1. What sets FRC apart from other programs?
In a perfect world, conflicts or disagreements between patients would conveniently present themselves during therapeutic sessions, then clinicians would provide guidance and everyone would return home satisfied. Unfortunately, real problems tend to present themselves in the real world. This is why FRC offers 24/7–assistance to both adolescents and parents. Anytime, day or night, therapeutic support is only a phone call away. A member of our team is always available to offer immediate help in the moment to either work through a crisis situation or provide skills coaching and facilitate communication. FRC is the only program to offer this service. It is provided because we know our therapeutic approach works and we want our families to succeed.
Many programs indicate that they utilize dialectical behavior therapy (DBT) in treatment; this could be as minimal as one group a week. At Family Recovery Centers, DBT is the foundation of our program. Our staff is directly and intensively trained by Marsha Linehan’s Institute. Moreover, we work with a consultant from the institute on an ongoing basis to continually update and improve our program.
Perhaps the greatest and most beneficial component of our care is parental involvement in the program.
2. Why do parents participate in treatment?
Imagine an adolescent spends weeks learning a foreign language, but when he or she returns home with this new skill, there is no one to talk to. When an adolescent admits to FRC, we introduce a host of new skills and tools designed to make life more manageable and meaningful. In order to utilize these strategies in everyday life, parents must also understand this new “language”. Teaching one family member without the rest is inadequate care. 100% of patients who have successfully completed our program have had at least one parent or guardian, often two, actively involved in treatment. This comes in the form of attending family and group sessions two nights a week. In fact, Dialectical Behavior Therapy (DBT) was created to be utilized in just this type of group setting; one where healthy life skills are learned, understood and practiced by parents and children alike. The beauty of these skills is that they are concrete and easily incorporated into everyday life. Additionally, if parents demonstrate a commitment to treatment as well as display a willingness to model the fundamental tenants of DBT, acceptance and change, the adolescent is more likely to do so as well.
3. Why does FRC require a longer commitment to treatment than other programs?
Acquiring any new skill takes time; treatment is no different. At FRC, our first step is to understand the “why” behind the adolescent’s maladaptive behaviors. Secondly, we help the adolescent identify, feel and articulate underlying emotions. We then work with them to replace old ways of thinking and reacting with healthy life-affirming strategies. Each of these critical steps takes time. As an example, if a child typically responds to a stressor with avoidance or isolation then the first question is, “why is this occurring?” This helps in the identification and acceptance of the underlying emotions.
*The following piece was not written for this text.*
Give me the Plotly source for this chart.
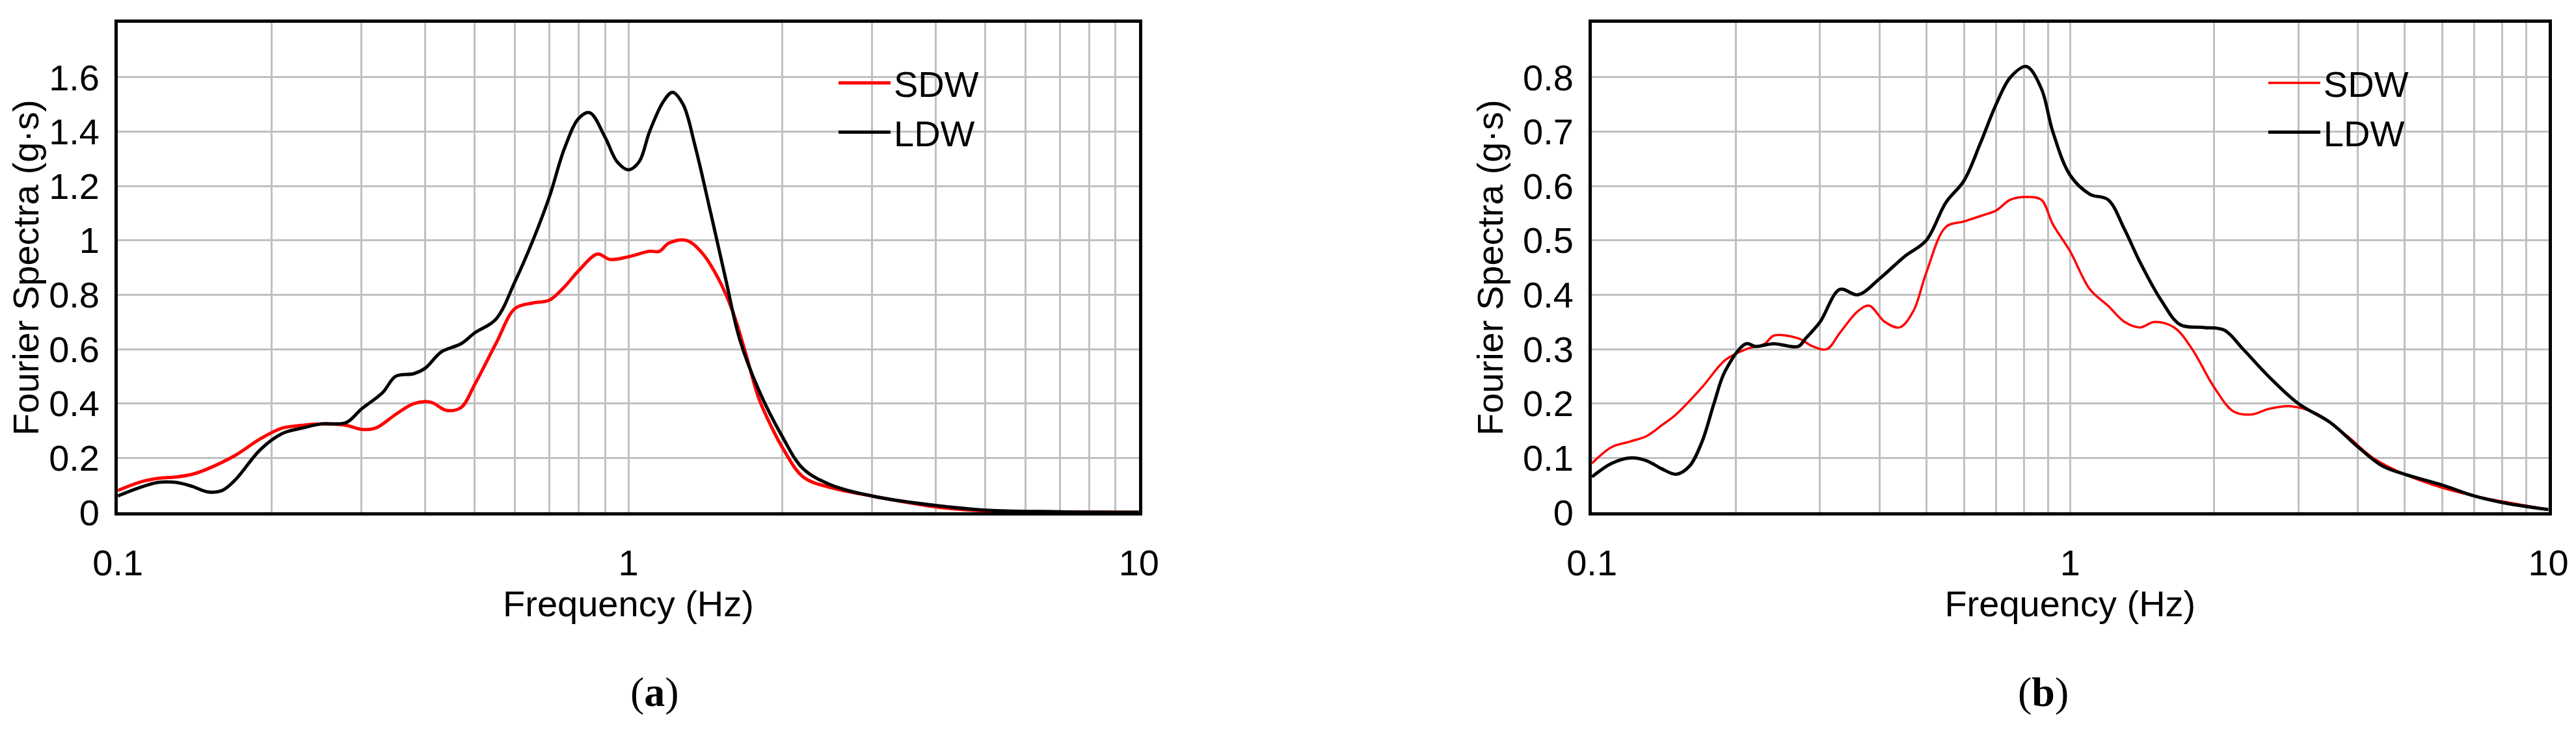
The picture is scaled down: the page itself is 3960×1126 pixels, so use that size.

This is followed by “what skills can we provide this young person with to be more effective in managing their stress?” By extending the length of stay further than traditional intensive outpatient programs, patients not only learn these new, effective skills, they also have the on-going support to fully integrate these skills into their day to day lives. This immersion into daily life is a significant step towards overcoming obstacles that cause distress and achievement of lasting recovery.
4. Why does FRC use Dialectical Behavior Therapy (DBT)?
In the century past, Sigmund Freud had a corner on the therapy market. Today, many therapeutic modalities exist throughout the treatment field. DBT is predicated on four fundamental components: mindfulness, distress tolerance, emotion regulation and interpersonal communication. However, a fifth skill (walking the middle path) was added specifically for use in family therapy. This is because adults and adolescents are, by definition, very different people. Walking the middle path promotes understanding between family members. It recognizes that there is no black or white regarding the way people think or feel. Differing opinions does not mean that one person is right and the other wrong; therefore, everyone’s viewpoints, though not shared, must be respected.
Importantly, studies repeatedly indicate that DBT is a superior treatment approach when working with adolescents. It has proven to reduce self-harm, suicidal ideation, and depression in young people. Of even greater importance, these improvements have been found to last for at least one year after treatment has concluded, which suggests that long-term change is likely in the adolescent population.
At Family Recovery Centers, we use DBT for one reason: It Works.